Michael Ubaldi, September 26, 2004.
 

Ali has challenged fellow Iraqi blogger "Riverbend" on her latest anti-American screed's latitude with the truth, while defending — against annoyed leftists — an Iraqi's right to agree with those who liberated him.

PRETENDING: Matthew Scully:

Finally there is Mr. Kerry's charge that, among all the other miscalculations, "The administration told us we'd be greeted as liberators. They were wrong." Actually, that is exactly how they were greeted [the most striking examples here, here, here, here and here], and none of the setbacks since then change this fact. For a presidential candidate to speak scornfully of the claim that American and allied forces liberated that country is to play, falsely and perversely, into the idea that the Iraqi people are unfit for self-government and best left to their fate.


"Perverse" is exactly the right word. In his landmark didacticism Mere Christianity, C.S. Lewis spoke of forgiveness and the danger of holding one's enemies to deliberately impossible standards:

[I]t is, I am afraid, the first step in a process which, if followed to the end, will make us into devils.

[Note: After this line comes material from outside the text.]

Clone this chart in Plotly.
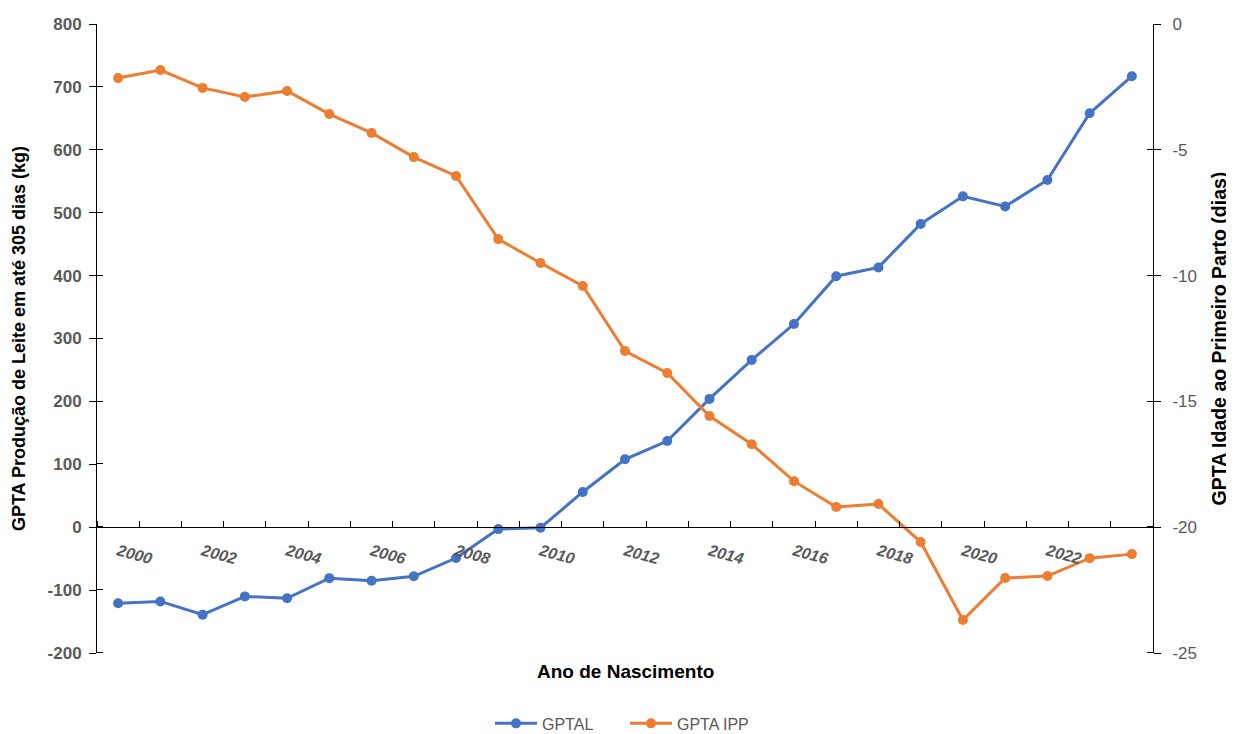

You see, one is beginning to wish that black was a little blacker. If we give that wish its head, later on we shall wish to see grey as black, and then to see white itself as black. Finally, we shall insist on seeing everything — God and our friends and ourselves included — as bad, and not be able to stop doing it: we shall be fixed forever in a universe of pure hatred.


We have a perfect example of that dogma today, from this weblog (the latest example I noted yesterday):

Now, there's hardly anything dedicated leftists detest more than America as America or military action. Just imagine what they'd do when faced with American-led military force ensuring peace by liberating the Third World — and slowly succeeding. Have an idea? In fact, we've already found out: leftists decided to drop the Third World from their list of concerns to better oppose us.


There's another passage I found when looking up the first:

War is a dreadful thing, and I can respect an honest pacifist, though I think he is entirely mistaken. What I cannot understand is this sort of semipacifism you get nowadays which gives people the idea that though you have to fight, you ought to do it with a long face and as if you were ashamed of it.


"A long face." Figurative and literal. John Kerry, the left and the plain foolish embody disheartenment, which sits along with resentment as ghastly jamb figures abreast the doorway to hatred and ruin.